● **Task**
Print each line exactly as it is given.

● **Data segment**

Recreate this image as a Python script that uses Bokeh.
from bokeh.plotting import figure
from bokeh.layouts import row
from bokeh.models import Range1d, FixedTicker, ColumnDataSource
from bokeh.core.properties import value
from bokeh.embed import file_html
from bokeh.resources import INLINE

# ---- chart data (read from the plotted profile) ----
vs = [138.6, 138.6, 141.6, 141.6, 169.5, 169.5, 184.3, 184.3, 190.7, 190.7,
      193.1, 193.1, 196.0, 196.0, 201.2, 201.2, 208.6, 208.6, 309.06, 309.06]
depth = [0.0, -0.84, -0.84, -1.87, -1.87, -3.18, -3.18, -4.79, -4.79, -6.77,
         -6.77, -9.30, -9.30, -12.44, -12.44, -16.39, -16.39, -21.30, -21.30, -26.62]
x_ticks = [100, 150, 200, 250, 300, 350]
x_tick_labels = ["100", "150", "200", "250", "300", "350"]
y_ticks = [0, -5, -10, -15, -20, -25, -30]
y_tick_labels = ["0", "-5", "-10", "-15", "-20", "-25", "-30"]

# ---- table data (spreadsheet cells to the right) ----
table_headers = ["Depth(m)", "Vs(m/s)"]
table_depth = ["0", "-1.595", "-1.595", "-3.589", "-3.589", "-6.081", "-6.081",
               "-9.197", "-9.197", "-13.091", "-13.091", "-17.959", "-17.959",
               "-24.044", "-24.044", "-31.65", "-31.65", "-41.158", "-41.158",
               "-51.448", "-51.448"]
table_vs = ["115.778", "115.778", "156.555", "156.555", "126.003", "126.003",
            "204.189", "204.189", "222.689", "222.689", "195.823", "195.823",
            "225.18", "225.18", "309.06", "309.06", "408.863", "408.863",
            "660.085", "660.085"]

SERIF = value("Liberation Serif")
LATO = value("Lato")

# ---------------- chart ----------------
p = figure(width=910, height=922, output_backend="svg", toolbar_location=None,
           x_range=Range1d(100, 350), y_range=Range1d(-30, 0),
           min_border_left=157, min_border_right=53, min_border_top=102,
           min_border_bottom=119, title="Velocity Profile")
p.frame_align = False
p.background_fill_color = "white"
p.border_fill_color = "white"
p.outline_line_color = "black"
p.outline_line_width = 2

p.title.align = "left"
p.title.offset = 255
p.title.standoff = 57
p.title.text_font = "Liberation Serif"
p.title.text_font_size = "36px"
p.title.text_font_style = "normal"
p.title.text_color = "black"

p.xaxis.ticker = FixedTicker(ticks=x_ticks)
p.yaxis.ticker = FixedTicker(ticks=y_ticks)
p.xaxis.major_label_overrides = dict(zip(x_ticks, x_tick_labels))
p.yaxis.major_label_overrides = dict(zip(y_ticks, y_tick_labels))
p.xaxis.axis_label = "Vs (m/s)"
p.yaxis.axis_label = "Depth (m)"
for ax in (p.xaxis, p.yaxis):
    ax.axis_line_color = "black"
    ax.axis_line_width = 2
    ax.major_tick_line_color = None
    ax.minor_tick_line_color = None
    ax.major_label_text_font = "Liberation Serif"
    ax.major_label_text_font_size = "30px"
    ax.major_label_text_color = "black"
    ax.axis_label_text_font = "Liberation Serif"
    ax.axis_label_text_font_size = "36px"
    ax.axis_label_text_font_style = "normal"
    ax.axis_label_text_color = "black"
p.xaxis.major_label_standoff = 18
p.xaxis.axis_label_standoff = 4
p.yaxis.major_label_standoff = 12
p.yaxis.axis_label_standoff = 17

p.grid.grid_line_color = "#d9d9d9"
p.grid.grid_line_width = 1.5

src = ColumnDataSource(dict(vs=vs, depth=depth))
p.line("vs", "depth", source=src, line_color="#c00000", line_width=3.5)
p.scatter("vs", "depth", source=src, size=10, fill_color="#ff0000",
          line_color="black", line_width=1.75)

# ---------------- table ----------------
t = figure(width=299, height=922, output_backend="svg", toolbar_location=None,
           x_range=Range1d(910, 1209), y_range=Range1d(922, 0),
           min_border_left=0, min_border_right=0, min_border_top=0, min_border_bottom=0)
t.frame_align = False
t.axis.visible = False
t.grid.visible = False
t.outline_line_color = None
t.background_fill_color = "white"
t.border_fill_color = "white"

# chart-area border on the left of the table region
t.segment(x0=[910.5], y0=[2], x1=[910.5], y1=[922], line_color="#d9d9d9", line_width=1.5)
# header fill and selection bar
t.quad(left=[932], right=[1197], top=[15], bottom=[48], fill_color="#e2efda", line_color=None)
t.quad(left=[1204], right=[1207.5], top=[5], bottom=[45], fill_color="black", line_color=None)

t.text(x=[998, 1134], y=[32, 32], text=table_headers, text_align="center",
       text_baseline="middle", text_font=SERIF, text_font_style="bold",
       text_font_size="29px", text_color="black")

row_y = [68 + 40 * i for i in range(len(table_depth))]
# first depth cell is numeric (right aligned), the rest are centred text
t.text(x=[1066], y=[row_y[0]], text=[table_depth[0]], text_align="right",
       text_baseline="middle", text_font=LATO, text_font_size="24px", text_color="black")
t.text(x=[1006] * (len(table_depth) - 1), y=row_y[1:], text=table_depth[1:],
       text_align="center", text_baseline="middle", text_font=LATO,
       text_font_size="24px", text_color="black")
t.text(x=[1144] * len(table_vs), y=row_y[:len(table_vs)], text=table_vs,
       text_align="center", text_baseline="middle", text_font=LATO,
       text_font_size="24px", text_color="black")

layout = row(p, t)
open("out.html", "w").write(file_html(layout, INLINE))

● **Complete response**
Recreate this image as a Python script that uses Bokeh.
from bokeh.plotting import figure
from bokeh.layouts import row
from bokeh.models import Range1d, FixedTicker, ColumnDataSource
from bokeh.core.properties import value
from bokeh.embed import file_html
from bokeh.resources import INLINE

# ---- chart data (read from the plotted profile) ----
vs = [138.6, 138.6, 141.6, 141.6, 169.5, 169.5, 184.3, 184.3, 190.7, 190.7,
      193.1, 193.1, 196.0, 196.0, 201.2, 201.2, 208.6, 208.6, 309.06, 309.06]
depth = [0.0, -0.84, -0.84, -1.87, -1.87, -3.18, -3.18, -4.79, -4.79, -6.77,
         -6.77, -9.30, -9.30, -12.44, -12.44, -16.39, -16.39, -21.30, -21.30, -26.62]
x_ticks = [100, 150, 200, 250, 300, 350]
x_tick_labels = ["100", "150", "200", "250", "300", "350"]
y_ticks = [0, -5, -10, -15, -20, -25, -30]
y_tick_labels = ["0", "-5", "-10", "-15", "-20", "-25", "-30"]

# ---- table data (spreadsheet cells to the right) ----
table_headers = ["Depth(m)", "Vs(m/s)"]
table_depth = ["0", "-1.595", "-1.595", "-3.589", "-3.589", "-6.081", "-6.081",
               "-9.197", "-9.197", "-13.091", "-13.091", "-17.959", "-17.959",
               "-24.044", "-24.044", "-31.65", "-31.65", "-41.158", "-41.158",
               "-51.448", "-51.448"]
table_vs = ["115.778", "115.778", "156.555", "156.555", "126.003", "126.003",
            "204.189", "204.189", "222.689", "222.689", "195.823", "195.823",
            "225.18", "225.18", "309.06", "309.06", "408.863", "408.863",
            "660.085", "660.085"]

SERIF = value("Liberation Serif")
LATO = value("Lato")

# ---------------- chart ----------------
p = figure(width=910, height=922, output_backend="svg", toolbar_location=None,
           x_range=Range1d(100, 350), y_range=Range1d(-30, 0),
           min_border_left=157, min_border_right=53, min_border_top=102,
           min_border_bottom=119, title="Velocity Profile")
p.frame_align = False
p.background_fill_color = "white"
p.border_fill_color = "white"
p.outline_line_color = "black"
p.outline_line_width = 2

p.title.align = "left"
p.title.offset = 255
p.title.standoff = 57
p.title.text_font = "Liberation Serif"
p.title.text_font_size = "36px"
p.title.text_font_style = "normal"
p.title.text_color = "black"

p.xaxis.ticker = FixedTicker(ticks=x_ticks)
p.yaxis.ticker = FixedTicker(ticks=y_ticks)
p.xaxis.major_label_overrides = dict(zip(x_ticks, x_tick_labels))
p.yaxis.major_label_overrides = dict(zip(y_ticks, y_tick_labels))
p.xaxis.axis_label = "Vs (m/s)"
p.yaxis.axis_label = "Depth (m)"
for ax in (p.xaxis, p.yaxis):
    ax.axis_line_color = "black"
    ax.axis_line_width = 2
    ax.major_tick_line_color = None
    ax.minor_tick_line_color = None
    ax.major_label_text_font = "Liberation Serif"
    ax.major_label_text_font_size = "30px"
    ax.major_label_text_color = "black"
    ax.axis_label_text_font = "Liberation Serif"
    ax.axis_label_text_font_size = "36px"
    ax.axis_label_text_font_style = "normal"
    ax.axis_label_text_color = "black"
p.xaxis.major_label_standoff = 18
p.xaxis.axis_label_standoff = 4
p.yaxis.major_label_standoff = 12
p.yaxis.axis_label_standoff = 17

p.grid.grid_line_color = "#d9d9d9"
p.grid.grid_line_width = 1.5

src = ColumnDataSource(dict(vs=vs, depth=depth))
p.line("vs", "depth", source=src, line_color="#c00000", line_width=3.5)
p.scatter("vs", "depth", source=src, size=10, fill_color="#ff0000",
          line_color="black", line_width=1.75)

# ---------------- table ----------------
t = figure(width=299, height=922, output_backend="svg", toolbar_location=None,
           x_range=Range1d(910, 1209), y_range=Range1d(922, 0),
           min_border_left=0, min_border_right=0, min_border_top=0, min_border_bottom=0)
t.frame_align = False
t.axis.visible = False
t.grid.visible = False
t.outline_line_color = None
t.background_fill_color = "white"
t.border_fill_color = "white"

# chart-area border on the left of the table region
t.segment(x0=[910.5], y0=[2], x1=[910.5], y1=[922], line_color="#d9d9d9", line_width=1.5)
# header fill and selection bar
t.quad(left=[932], right=[1197], top=[15], bottom=[48], fill_color="#e2efda", line_color=None)
t.quad(left=[1204], right=[1207.5], top=[5], bottom=[45], fill_color="black", line_color=None)

t.text(x=[998, 1134], y=[32, 32], text=table_headers, text_align="center",
       text_baseline="middle", text_font=SERIF, text_font_style="bold",
       text_font_size="29px", text_color="black")

row_y = [68 + 40 * i for i in range(len(table_depth))]
# first depth cell is numeric (right aligned), the rest are centred text
t.text(x=[1066], y=[row_y[0]], text=[table_depth[0]], text_align="right",
       text_baseline="middle", text_font=LATO, text_font_size="24px", text_color="black")
t.text(x=[1006] * (len(table_depth) - 1), y=row_y[1:], text=table_depth[1:],
       text_align="center", text_baseline="middle", text_font=LATO,
       text_font_size="24px", text_color="black")
t.text(x=[1144] * len(table_vs), y=row_y[:len(table_vs)], text=table_vs,
       text_align="center", text_baseline="middle", text_font=LATO,
       text_font_size="24px", text_color="black")

layout = row(p, t)
open("out.html", "w").write(file_html(layout, INLINE))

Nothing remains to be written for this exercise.